Undergraduate students think IT work is repetitive and boring, and that they'd do better in other fields. Are they onto something, or has IT's PR crisis really gotten this bad?
Written by Deb Perelman, Contributor

Have you heard this one before? College students or Millennials, what have you, think IT is Dullsville. They don't think that that an IT-based degree has benefits. They're pretty sure they'll have better opportunities in other fields. They think that they'll work with more interesting people outside IT. They're worried about what other people will think if they go to work in IT.

These are the results of a study released this week by a UK research group, the Career Development Organization, in which more than 60 percent of the undergraduate students surveyed said they found IT work boring. And if it sounds familiar, it is likely because the IT field has suffered from an image crisis of epic proportions since the turn of the century.

Though the biggest strikes against IT's reputation have come in the forms of the dot-com bust and cost-containment outsourcing, both of which did wonders to convince parents that IT was not a safe place for their children to steer their careers, not all of the damage has been wrought by outside forces.

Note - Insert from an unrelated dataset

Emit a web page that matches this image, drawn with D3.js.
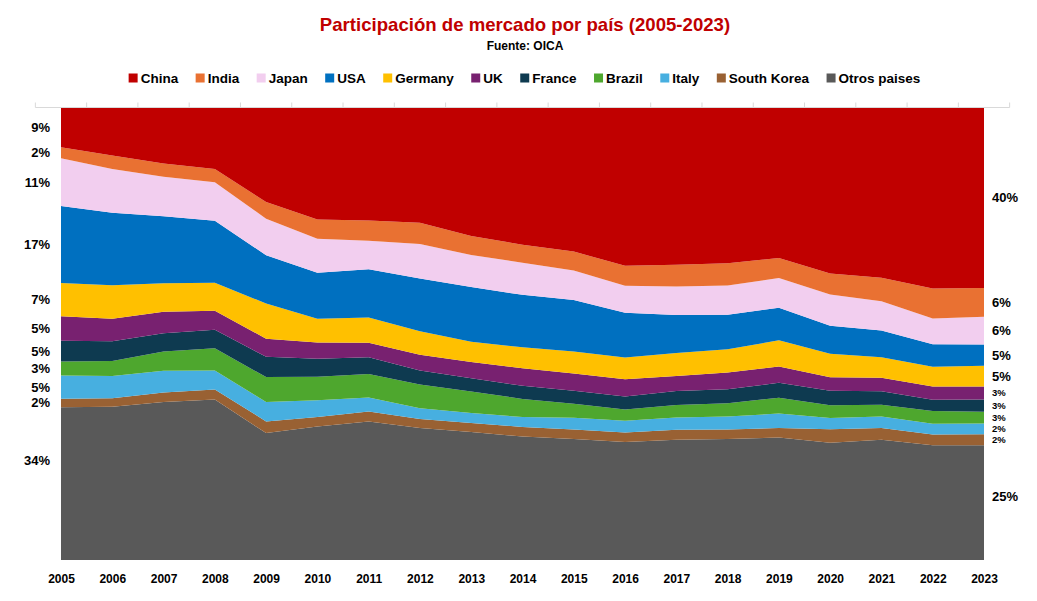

College students have the perception that IT work is uninspiring, or Dilbert-ized, results that the CDO study underscored. Students expected IT jobs to be repetitive and boring, "being stuck on a computer" fielding help desk calls and not doing cutting edge or dynamic work. Unsurprisingly, they weren't particularly eager to sign up.

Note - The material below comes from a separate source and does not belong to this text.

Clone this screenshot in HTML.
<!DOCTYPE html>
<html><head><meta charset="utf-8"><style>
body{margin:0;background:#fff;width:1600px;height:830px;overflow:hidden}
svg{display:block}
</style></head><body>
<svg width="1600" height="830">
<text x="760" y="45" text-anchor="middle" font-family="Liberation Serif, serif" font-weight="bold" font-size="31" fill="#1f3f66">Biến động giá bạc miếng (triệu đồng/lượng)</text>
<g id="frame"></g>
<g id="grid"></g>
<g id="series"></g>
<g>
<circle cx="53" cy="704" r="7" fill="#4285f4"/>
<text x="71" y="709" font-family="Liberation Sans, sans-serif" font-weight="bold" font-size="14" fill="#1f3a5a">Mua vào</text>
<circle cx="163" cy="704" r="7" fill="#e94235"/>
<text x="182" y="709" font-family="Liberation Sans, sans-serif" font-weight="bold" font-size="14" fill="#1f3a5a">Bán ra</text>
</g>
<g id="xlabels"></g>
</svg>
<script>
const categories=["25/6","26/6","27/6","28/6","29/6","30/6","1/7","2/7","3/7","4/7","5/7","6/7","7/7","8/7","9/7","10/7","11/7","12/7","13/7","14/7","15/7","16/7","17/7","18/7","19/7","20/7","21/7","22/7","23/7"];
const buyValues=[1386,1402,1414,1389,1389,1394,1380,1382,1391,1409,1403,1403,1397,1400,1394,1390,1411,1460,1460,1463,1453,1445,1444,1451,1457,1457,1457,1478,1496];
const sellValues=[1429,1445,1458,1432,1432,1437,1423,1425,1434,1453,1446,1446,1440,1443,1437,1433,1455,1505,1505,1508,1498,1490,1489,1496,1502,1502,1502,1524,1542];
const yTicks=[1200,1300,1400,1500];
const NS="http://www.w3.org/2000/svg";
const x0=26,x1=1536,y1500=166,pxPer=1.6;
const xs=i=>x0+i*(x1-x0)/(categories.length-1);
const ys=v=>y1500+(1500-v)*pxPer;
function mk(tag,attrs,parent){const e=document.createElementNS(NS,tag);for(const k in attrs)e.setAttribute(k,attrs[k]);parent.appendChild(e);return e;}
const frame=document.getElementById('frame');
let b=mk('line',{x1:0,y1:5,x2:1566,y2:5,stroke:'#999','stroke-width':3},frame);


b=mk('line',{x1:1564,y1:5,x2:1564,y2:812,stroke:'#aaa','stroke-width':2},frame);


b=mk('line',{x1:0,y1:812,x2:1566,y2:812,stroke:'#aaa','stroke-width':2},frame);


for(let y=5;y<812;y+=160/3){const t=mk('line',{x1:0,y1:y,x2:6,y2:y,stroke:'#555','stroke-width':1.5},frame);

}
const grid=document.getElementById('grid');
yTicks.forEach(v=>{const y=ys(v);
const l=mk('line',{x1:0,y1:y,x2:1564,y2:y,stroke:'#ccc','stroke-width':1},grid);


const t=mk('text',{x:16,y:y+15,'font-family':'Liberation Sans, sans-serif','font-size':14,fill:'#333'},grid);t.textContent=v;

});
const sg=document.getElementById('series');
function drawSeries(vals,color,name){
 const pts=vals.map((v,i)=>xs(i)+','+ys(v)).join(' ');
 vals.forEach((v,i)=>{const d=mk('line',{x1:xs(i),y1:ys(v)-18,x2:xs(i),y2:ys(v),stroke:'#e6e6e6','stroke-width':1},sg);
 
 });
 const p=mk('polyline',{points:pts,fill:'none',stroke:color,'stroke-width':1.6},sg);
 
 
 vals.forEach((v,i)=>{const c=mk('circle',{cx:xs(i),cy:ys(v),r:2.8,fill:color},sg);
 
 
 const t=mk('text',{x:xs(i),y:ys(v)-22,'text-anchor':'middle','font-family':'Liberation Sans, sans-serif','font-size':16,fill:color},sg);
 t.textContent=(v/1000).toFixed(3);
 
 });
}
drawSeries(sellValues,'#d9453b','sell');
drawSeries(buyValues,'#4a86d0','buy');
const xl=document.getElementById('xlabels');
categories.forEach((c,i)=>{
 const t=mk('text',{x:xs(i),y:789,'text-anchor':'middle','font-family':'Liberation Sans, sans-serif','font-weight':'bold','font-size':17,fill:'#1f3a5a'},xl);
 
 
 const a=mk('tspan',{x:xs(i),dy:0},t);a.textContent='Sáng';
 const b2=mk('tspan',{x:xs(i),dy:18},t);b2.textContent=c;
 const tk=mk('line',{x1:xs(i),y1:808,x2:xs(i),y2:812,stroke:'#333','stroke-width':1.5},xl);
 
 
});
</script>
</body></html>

Some wonder if the shine is simply off the apple.

"Cost cutting, outsourcing, organizational politics, and other constraints have taken away most of the fun [from enterprise IT]," says Bruce Skaistis, an IT consultant. "I suspect a high percentage of enterprise ITers would probably choose a different career path if they could go back and start their careers over."

Yet others have argued that IT employers need to come back with a multi-point attack to counteract the field's PR troubles, showing students what IT work can really be like.

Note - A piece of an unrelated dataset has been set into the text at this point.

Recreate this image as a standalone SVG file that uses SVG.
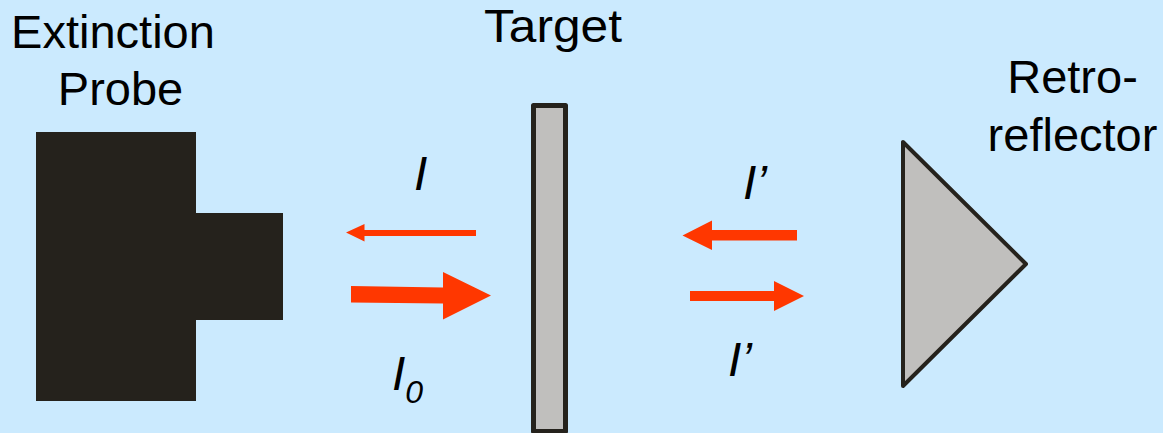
<svg xmlns="http://www.w3.org/2000/svg" width="1163" height="433" viewBox="0 0 1163 433">
<style>
text{font-family:"Liberation Sans",Arial,sans-serif;fill:#000}
.l{font-size:47px;text-anchor:middle}
.i{font-size:48px;font-style:italic}
.beam{fill:#ff3700}
.part{fill:#c0bfbd;stroke:#25221c;stroke-linejoin:round}
</style>
<rect width="1163" height="433" fill="#cbeafe"/>
<g id="probe">
<path d="M36 132H196V213H283V320H196V401H36Z" fill="#25221c"/>
<text class="l" x="113" y="48">Extinction</text>
<text class="l" x="120.500" y="105">Probe</text>
</g>
<g id="target">
<rect class="part" x="533.500" y="105.500" width="32" height="326" stroke-width="5"/>
<text class="l" x="553" y="41.700" style="font-size:46px" textLength="138" lengthAdjust="spacingAndGlyphs">Target</text>
</g>
<g id="retroreflector">
<path class="part" d="M903 142V386L1026 264Z" stroke-width="4"/>
<text class="l" x="1072.500" y="93">Retro-</text>
<text class="l" x="1072.500" y="151">reflector</text>
</g>
<g id="connectors">
<path id="beam-i" class="beam" d="M476 230V236H364.500V241.500L346 232.500L364.500 224V230Z"/>
<path id="beam-i0" class="beam" d="M351 286L443 287.500V272L491 295.500L443 319.500V303.500L351 302.500Z"/>
<path id="beam-ip-left" class="beam" d="M797 230V240.500H712V250L682.500 235.500L712 220.500V230Z"/>
<path id="beam-ip-right" class="beam" d="M690 291H774V281L804 296L774 311V301H690Z"/>
</g>
<g id="labels">
<text class="i" x="414" y="190">I</text>
<text class="i" x="392" y="390">I<tspan font-size="32" dy="13">0</tspan></text>
<text class="i" x="743" y="199">I’</text>
<text class="i" x="728" y="376">I’</text>
</g>
</svg>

"Students believe employers can raise their game when it comes to on-campus and other attraction and recruitment activities," concluded the study, noting that nearly half of the undergraduate students in the CDO study had never come into contact with an IT employer and said that they were not made aware of IT vacancies.

Meanwhile, the BLS has weighed in with its own salient numbers; the IT workforce is expected to grow at more than double the rate of the rest of the workforce before 2016, and add one million new jobs between 2004 and 2014, or far less than universities are pipelining in.